It’s exciting looking at a new business venture. Buying a business can mean anything from taking over a shop or restaurant – to setting up a management buy out (MBO – where the senior team take over the ownership of the business) – or corporate takeover by one business of another.

Often there is a myriad of things to consider when embarking on such an endeavour, such as timing, finances, tax, forward business planning, corporate structure and asset protection.  One aspect should not be forgotten is the people or HR angle: as getting it wrong can be time consuming, expensive, and result in key persons in the business that you may have wanted to keep moving on.

So what are the key factors to consider?

Firstly you need to decide if you are purchasing the business as an asset sale or a share sale. A share sale is usually where you purchase the shares in a pre-existing limited company that has been running the business. An asset sale is where you buy all the business and assets but without taking on the legal entity that has been running it. Read more about these 2 types of deal in our previous article ‘Buying the assets of a business and ‘Buying the shares in a business.

Secondly, you need to think about what people are already involved in the business. You will need to find out complete details of:

  • Any employees: how many? Doing what roles? Under what terms and conditions of employment? How long have they been there? What bonus, commission or enhanced redundancy payments are they entitled to?
  • Any consultants or self employed persons: how many? Doing what roles? Under what terms? What notice provisions?
  • Any agency staff or ad hoc workers? Often people don’t mention these as they are just ‘casual’ but they can have rights too.
  • Any directors or non executive directors and shareholders. Who are they, how long have they been around, what agreements are in place and are they family members?
  • Any trade union that is involved or recognised by the business.

You may need to sign a data protection agreement or receive this information in an anonymous format initially. It is often the case that as part of the transaction a ‘due diligence’ request will be sent by your solicitor to the seller’s solicitor asking for this and wider information both on the people and business generally. It is also usual however for basic information about these people to have passed between the parties before solicitors have been appointed.
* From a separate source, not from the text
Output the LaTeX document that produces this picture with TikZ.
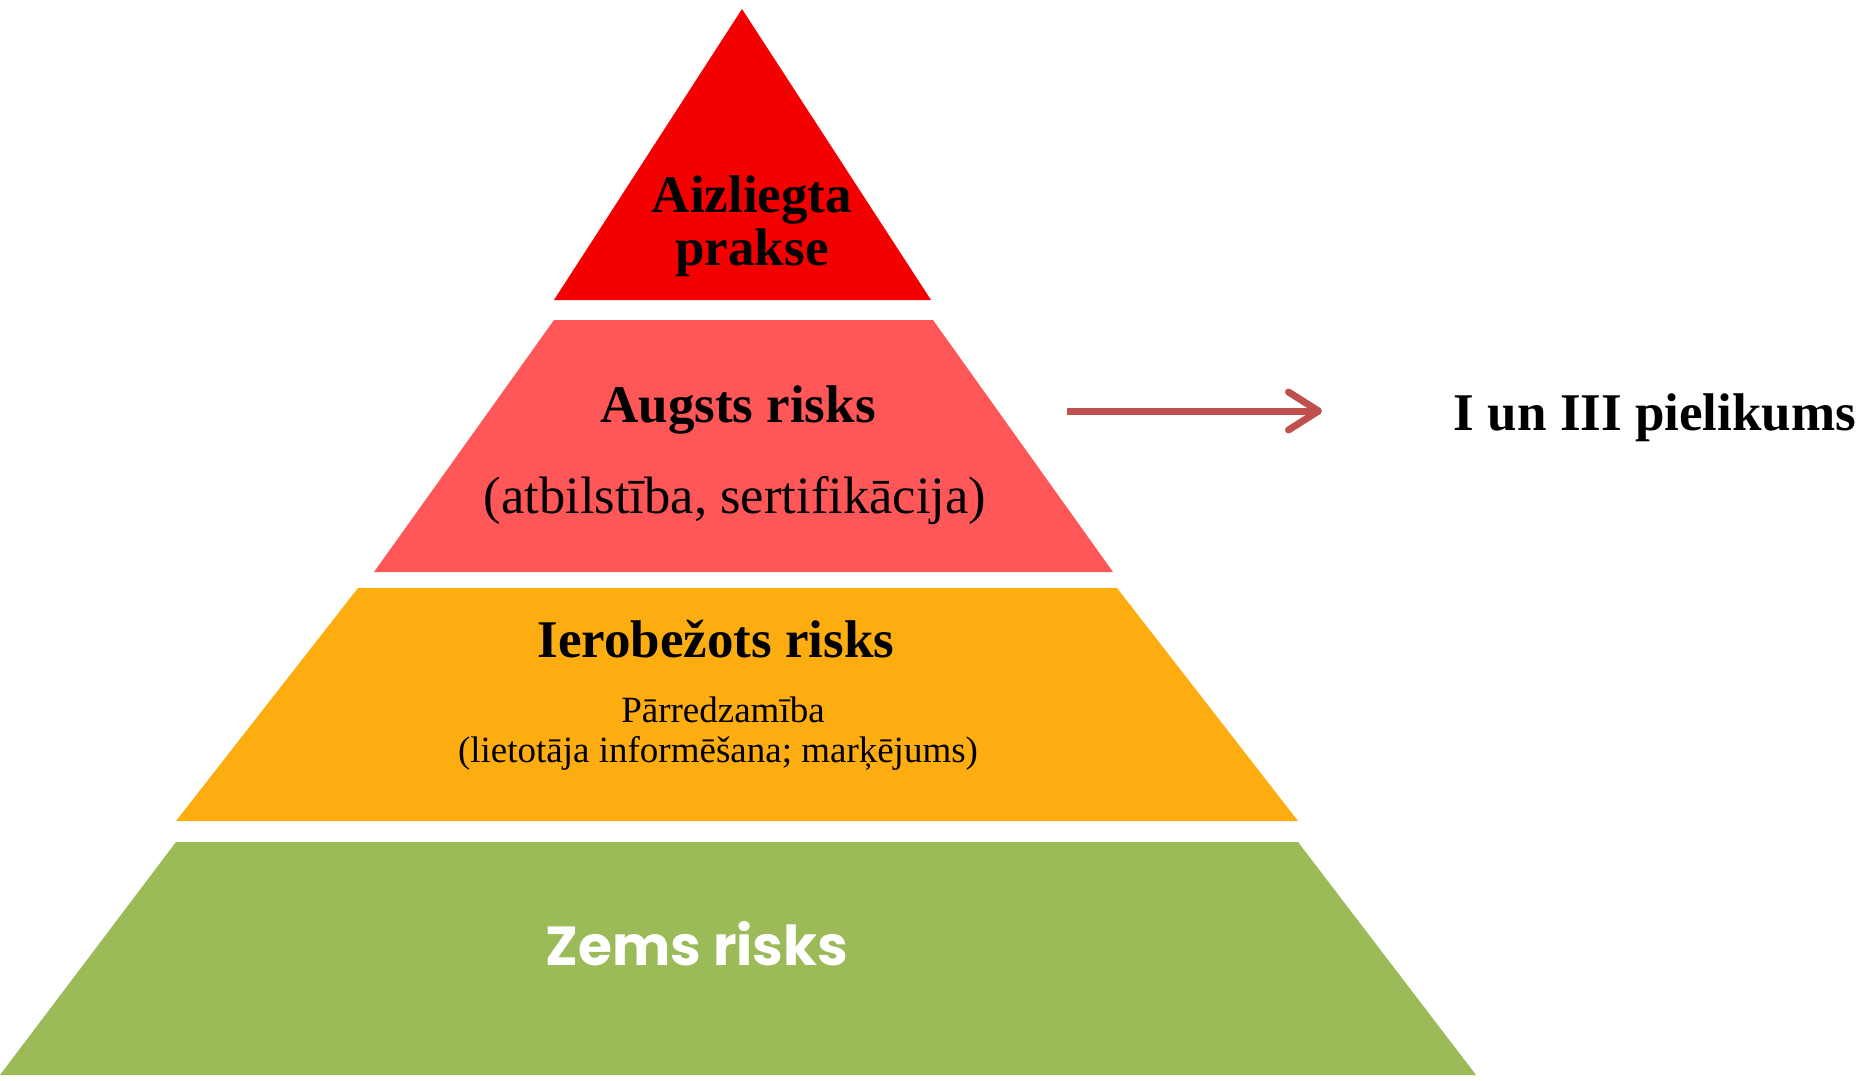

Thirdly, you need to think about what legal rights or risks attach to those people.  If you are buying the business through a share sale, the relationship between the business with each of the above will already be in place. You inherit all the risks and liabilities that come with that historic relationship. Usually the position of the directors and shareholders is then negotiated as part of the purchase (often with them leaving).

If you are buying the assets only, the Transfer of Undertakings (Protection of Employment) Regulations 2006 (‘TUPE’) is  likely to apply. This would be most likely where you are planning on continuing to run the business in the same or similar way after buying it. This is a complex area so do take advice from a specialist if you are not sure if TUPE applies.

If TUPE does apply, you automatically inherit all the employees on the same terms and conditions and with the same length of service as if you had always been their employer. There is legal protection for these employees  in that you cannot dismiss them or change their terms of employment without risk of a claim.  Note that this does not apply to agency or casual staff (although you have to be careful that these individuals are not actually employees).  It can apply to directors of a business if they are also employed.

It is really important therefore that you know what you are inheriting and understand:

  • What the payroll and on-costs are for those staff (including any entitlement to bonus, pension, pay rise etc):
  • Whether there are already any pre-existing issues with the staff (disciplinary issues, long term sickness absences, capability issues etc);
  • What the staff would be entitled to if they were made redundant in future – which could be possible if you changed the structures of the team;
  • Whether there are any ongoing claims or disputes you may be taking on;
  • If a trade union is recognised, you need to know in respect of what matters and on what terms.

Finally, there are certain processes that need to be followed and protections you can arrange in the business purchase agreement that relate to staff. It is important that if you are taking on a business with employees that you speak to a specialist who can help you with these.